10 years ago, U.S. Soccer created the Boys Development Academy to foster the talents of young soccer players in America and help mold them into professional soccer players. Now, starting this weekend, the Girls Development Academy will begin all over the country.
With the success of the Boys academy, the Girls academy will focus on the development of players from four different age groups, in a controlled environment handled by the U.S. Soccer federation. It will primarily focus on providing some of the best female athletes in the area with a high-level club environment to get the most out of their development potential.
What the DA will do differently compared to previous academy programs is play fewer, more meaningful games, but train more often, in order to maximize the player development and time with coaches.
The four age groups: U-14, U-15, U-17 and U-19, will all play a 10 month schedule and compete in six different regions.
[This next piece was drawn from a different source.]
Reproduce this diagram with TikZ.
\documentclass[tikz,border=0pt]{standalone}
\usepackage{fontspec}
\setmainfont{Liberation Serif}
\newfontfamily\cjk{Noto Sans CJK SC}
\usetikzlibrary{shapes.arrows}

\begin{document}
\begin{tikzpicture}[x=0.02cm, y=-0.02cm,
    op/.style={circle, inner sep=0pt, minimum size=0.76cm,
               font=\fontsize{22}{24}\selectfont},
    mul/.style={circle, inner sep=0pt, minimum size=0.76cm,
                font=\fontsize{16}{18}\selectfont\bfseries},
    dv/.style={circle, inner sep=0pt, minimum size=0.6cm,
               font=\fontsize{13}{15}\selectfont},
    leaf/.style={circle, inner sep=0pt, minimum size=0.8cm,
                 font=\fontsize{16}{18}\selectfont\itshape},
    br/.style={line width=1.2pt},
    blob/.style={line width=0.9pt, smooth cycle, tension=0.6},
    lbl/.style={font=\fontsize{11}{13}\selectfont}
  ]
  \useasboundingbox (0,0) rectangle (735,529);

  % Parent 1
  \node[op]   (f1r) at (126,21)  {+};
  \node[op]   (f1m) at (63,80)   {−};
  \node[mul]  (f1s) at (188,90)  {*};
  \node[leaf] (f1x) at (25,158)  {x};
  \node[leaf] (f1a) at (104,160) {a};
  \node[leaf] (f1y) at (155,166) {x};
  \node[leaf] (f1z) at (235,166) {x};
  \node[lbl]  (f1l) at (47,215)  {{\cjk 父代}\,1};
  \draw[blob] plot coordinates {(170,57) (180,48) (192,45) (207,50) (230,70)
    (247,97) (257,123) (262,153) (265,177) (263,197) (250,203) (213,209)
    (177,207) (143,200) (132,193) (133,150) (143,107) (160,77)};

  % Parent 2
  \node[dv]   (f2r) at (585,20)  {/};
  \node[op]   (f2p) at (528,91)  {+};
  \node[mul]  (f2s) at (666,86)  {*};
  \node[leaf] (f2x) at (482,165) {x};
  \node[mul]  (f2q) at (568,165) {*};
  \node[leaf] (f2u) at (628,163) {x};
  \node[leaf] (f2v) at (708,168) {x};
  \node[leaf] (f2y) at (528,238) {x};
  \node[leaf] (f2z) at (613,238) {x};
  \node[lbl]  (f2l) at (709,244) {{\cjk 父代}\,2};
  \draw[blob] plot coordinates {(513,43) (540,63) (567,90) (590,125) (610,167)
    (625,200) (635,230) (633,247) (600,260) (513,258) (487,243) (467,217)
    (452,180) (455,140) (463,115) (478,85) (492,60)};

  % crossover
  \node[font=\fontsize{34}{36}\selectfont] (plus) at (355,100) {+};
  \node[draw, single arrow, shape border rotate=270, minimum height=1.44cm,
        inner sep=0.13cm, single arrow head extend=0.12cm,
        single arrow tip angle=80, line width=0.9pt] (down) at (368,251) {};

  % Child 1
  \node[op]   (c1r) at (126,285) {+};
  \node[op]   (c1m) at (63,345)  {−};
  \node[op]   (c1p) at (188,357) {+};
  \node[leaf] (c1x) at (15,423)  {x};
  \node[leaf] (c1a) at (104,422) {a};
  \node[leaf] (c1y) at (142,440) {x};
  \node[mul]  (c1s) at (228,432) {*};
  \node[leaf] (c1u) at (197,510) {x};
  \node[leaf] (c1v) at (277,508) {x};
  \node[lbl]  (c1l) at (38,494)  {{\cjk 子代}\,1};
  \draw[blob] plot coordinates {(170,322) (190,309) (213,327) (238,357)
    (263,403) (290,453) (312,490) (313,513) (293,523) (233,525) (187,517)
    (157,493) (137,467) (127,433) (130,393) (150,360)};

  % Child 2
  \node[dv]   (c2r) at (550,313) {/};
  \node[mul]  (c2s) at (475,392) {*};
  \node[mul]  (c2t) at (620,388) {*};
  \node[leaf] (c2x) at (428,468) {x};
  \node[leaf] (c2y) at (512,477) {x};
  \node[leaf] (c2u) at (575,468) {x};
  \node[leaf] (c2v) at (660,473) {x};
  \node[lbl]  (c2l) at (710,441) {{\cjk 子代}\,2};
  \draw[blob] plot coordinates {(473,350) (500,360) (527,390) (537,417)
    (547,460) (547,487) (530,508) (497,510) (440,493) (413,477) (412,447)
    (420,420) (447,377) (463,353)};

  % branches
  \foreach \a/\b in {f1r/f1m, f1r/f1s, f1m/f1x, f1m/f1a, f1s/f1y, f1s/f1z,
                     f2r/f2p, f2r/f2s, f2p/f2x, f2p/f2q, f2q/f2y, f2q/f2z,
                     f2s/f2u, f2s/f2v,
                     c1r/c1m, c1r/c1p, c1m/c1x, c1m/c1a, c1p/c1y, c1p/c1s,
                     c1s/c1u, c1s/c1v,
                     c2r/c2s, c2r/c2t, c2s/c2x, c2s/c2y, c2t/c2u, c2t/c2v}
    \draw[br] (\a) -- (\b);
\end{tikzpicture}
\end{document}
The Pride DA teams will play in the Southeast region, which consists of Florida, Georgia and North Carolina. The teams will travel all over those three states, playing games with 10 different teams across the region.
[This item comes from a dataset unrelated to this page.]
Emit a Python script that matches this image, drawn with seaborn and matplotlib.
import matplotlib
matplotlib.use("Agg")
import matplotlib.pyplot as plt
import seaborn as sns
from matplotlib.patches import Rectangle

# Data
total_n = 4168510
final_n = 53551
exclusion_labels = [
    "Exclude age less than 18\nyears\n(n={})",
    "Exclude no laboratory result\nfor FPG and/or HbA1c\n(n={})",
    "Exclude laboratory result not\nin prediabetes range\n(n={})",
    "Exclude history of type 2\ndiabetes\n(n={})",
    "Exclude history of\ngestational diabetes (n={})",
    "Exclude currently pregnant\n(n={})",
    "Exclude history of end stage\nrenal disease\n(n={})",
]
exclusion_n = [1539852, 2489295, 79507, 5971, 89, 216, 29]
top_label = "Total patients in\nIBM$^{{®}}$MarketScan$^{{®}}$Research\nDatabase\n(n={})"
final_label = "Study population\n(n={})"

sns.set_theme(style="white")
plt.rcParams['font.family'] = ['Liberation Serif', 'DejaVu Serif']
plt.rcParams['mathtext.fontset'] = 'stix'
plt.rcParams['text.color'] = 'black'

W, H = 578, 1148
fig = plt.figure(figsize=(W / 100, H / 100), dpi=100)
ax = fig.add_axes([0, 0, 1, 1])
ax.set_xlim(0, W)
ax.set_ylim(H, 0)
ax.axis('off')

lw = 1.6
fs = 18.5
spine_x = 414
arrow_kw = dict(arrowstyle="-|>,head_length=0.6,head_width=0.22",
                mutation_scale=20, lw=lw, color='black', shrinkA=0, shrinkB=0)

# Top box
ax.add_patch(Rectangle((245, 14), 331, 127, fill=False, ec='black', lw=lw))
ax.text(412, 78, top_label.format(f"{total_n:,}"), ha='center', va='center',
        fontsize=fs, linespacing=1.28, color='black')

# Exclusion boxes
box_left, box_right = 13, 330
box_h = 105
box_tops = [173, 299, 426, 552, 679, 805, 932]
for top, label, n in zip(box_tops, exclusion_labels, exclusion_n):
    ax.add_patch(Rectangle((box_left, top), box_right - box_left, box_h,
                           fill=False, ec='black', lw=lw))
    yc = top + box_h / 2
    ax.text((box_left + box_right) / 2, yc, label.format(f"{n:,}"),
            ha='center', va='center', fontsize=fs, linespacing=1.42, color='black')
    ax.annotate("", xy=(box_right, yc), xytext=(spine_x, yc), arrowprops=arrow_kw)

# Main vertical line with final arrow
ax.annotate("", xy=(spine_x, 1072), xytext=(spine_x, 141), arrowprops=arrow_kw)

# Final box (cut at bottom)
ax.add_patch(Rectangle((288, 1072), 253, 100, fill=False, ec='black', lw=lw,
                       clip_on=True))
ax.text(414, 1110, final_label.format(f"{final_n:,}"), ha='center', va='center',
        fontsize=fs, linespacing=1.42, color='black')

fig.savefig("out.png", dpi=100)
“The federation has significant oversight in terms of coaches, curriculum, style of play, philosophies,” Hough said. “They designed a 10 month calendar, so they can control the environment they’re around and ultimately improve it into a more professional everyday environment.”
For the Pride DA, it comes with a more player-centric focus, with an emphasis on developing players for the first team, the collegiate world and the youth national team. The unique opportunity for the Orlando DA is that they have a professional team literally in their backyard, one of two cities in the South-East conference with a professional women’s team in the same city, the other being North Carolina. The benefit of this is that not only can the players learn from the current professionals playing for the team, but a number of the Pride staff will be working with the DA as well. Pride/youth national team goalkeeper coach Lloyd Yaxley, sports performance expert John Grace amongst other medical staff will pull double duty to help with the academy in their development, something that Hough calls “invaluable.”
"We're always looking to the future and that starts within the developmental academy. Our long term goal is to produce a starting player for the first team. By installing our philosophies and moulding the GK's to look how we'd like our professional goalkeepers to appear. This will place them in good stead future development" said Yaxley.
This youth to pro model has already lead to a success story with Hensley Hancuff already been called up for U.S. U-18 National Team. Hensley is currently twinning her academics and training every morning with the Pride team and current women's national team goalkeeper Ashlyn Harris.
"It's great that our elite players are being afforded the opportunities by coach Tom Sermanni and his staff. It's the start of an exciting era for US soccer" Hough summarized.